Rich Kottmeyer, senior executive and global agriculture and food production leader, Accenture, presented a revealing look at what farming might look like in 2025 based on trends his company already sees today. Kottmeyer spoke at the Bayer CropScience Ag Issues Forum in Orlando, Fla.

Corn will be the top crop raised in 2025,” Kottmeyer says. “If you can get 200 bu. an acre corn and 15,000 plants in an acre….you simply can’t beat corn. Behind that is soybeans. So it hasn’t changed much.”

He predicted a future in which Europe will accept GMOs. They will see that it benefits the consumer in the form of lower food prices. This will also be an issue of sustainability.

“By 2050, more than half of the world will be in the middle class who aren’t there today,” says Kottmeyer. “Children are likely to grow up in a world where systemic poverty is receding. These days poverty is more likely to be about political structure and cultural issues versus supply.”

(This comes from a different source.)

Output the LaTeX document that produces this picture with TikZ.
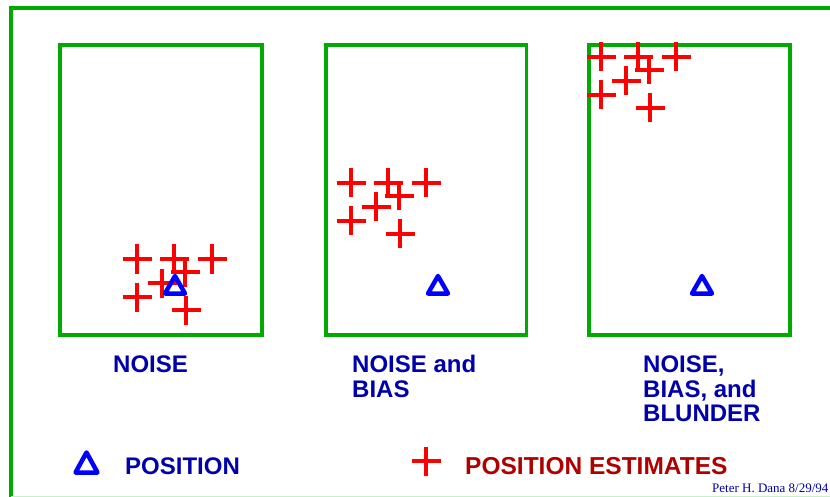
\documentclass[tikz,border=0pt]{standalone}
\usepackage{fontspec}
\setmainfont{Liberation Sans}
\newfontfamily\sigfont{Liberation Serif}
\definecolor{frameg}{RGB}{0,170,0}
\definecolor{lightg}{RGB}{200,240,200}
\definecolor{estred}{RGB}{255,0,0}
\definecolor{posblue}{RGB}{0,0,255}
\definecolor{txtblue}{RGB}{0,0,170}
\definecolor{txtred}{RGB}{175,0,0}
\newcommand\estmark[2]{\draw[estline] (#1,#2) +(-14.5,0) -- +(14.5,0) +(0,-14.5) -- +(0,14.5);}
\newcommand\posmark[2]{\draw[posline] (#1,#2) +(0,-9) -- +(10,8.5) -- +(-10,8.5) -- cycle;}
\begin{document}
\begin{tikzpicture}[x=1pt,y=-1pt,
  panel/.style={draw=frameg,line width=3.5pt},
  estline/.style={draw=estred,line width=4pt},
  posline/.style={draw=posblue,line width=4.5pt,line join=round},
  lbl/.style={inner sep=0pt,anchor=base west,text=txtblue,font=\bfseries\fontsize{24}{25}\selectfont},
  leg/.style={inner sep=0pt,anchor=base west,font=\bfseries\fontsize{24}{25}\selectfont}]
\useasboundingbox (0,0) rectangle (830,497);
% outer frame
\draw[frameg,line width=3.5pt] (11,500) -- (11,8) -- (840,8);
\draw[lightg,line width=1pt] (11,496.5) -- (830,496.5);
% panels
\draw[panel] (60,45) rectangle (262,335);
\draw[panel] (326,45) rectangle (526.5,335);
\draw[panel] (589,45) rectangle (790,335);
% estimates in each panel
\foreach \dx/\dy in {0/0,214/-76,464/-202}{
  \begin{scope}[shift={(\dx,\dy)}]
  \estmark{137}{259}
  \estmark{174}{259}
  \estmark{212}{259}
  \estmark{185}{272}
  \estmark{162}{283}
  \estmark{137}{297}
  \estmark{186}{310}
  \end{scope}}
% positions
\posmark{175}{285}
\posmark{438}{285}
\posmark{702}{285}
% labels
\node[lbl] (l1) at (113,372) {NOISE};
\node[lbl] (l2a) at (352,372) {NOISE and};
\node[lbl] (l2b) at (352,397) {BIAS};
\node[lbl] (l3a) at (643,372) {NOISE,};
\node[lbl] (l3b) at (643,397) {BIAS, and};
\node[lbl] (l3c) at (643,421) {BLUNDER};
% legend
\draw[posline] (86.5,452.5) -- (97.5,472.5) -- (75.5,472.5) -- cycle;
\node[leg,text=txtblue] (lp) at (125,474) {POSITION};
\estmark{426}{461}
\node[leg,text=txtred,font=\bfseries\fontsize{24.5}{25}\selectfont] (le) at (465,474) {POSITION ESTIMATES};
\node[inner sep=0pt,anchor=base west,text=txtblue,font=\sigfont\fontsize{13}{14}\selectfont] (sig) at (712,492) {Peter H. Dana 8/29/94};
\end{tikzpicture}
\end{document}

The world is increasingly moving from food security to food quality. In 2025, people are talking about convenience, quality, variety and availability, 24/7. “We have to transform agriculture from a commodity to value-added product. We have to change,” he says.

Kottmeyer thinks the U.S. will continue to under-invest in infrastructure, building for today, rather than tomorrow. The U.S. economy won’t be as big as China’s, and India’s will be nearly as big, he adds. Also, there will be a far bigger middle class population, but the poor will find it even harder to buy food, because food prices will continue rising.

At the farm level, he says farmers, unwilling to get their kids to help farm, will look to the inner city for farmhands. The future farm, he says, will be much more racial integrated.

Data will become a marketable commodity, Kottmeyer predicts. Data will become a profit center for the producer. There will be a revolution in how farmers use information. Farm managers will enjoy simple information tools based on complicated data bases. “We’ll have satellites in the sky, sensors in the ground, and economic models that will calculate a return on investment for any farm decision.

Kottmeyer warns that data can’t do it alone – agriculture must find the next revolution in productivity.

“We need a revolution,” he says. “It must be a science-based revolution.”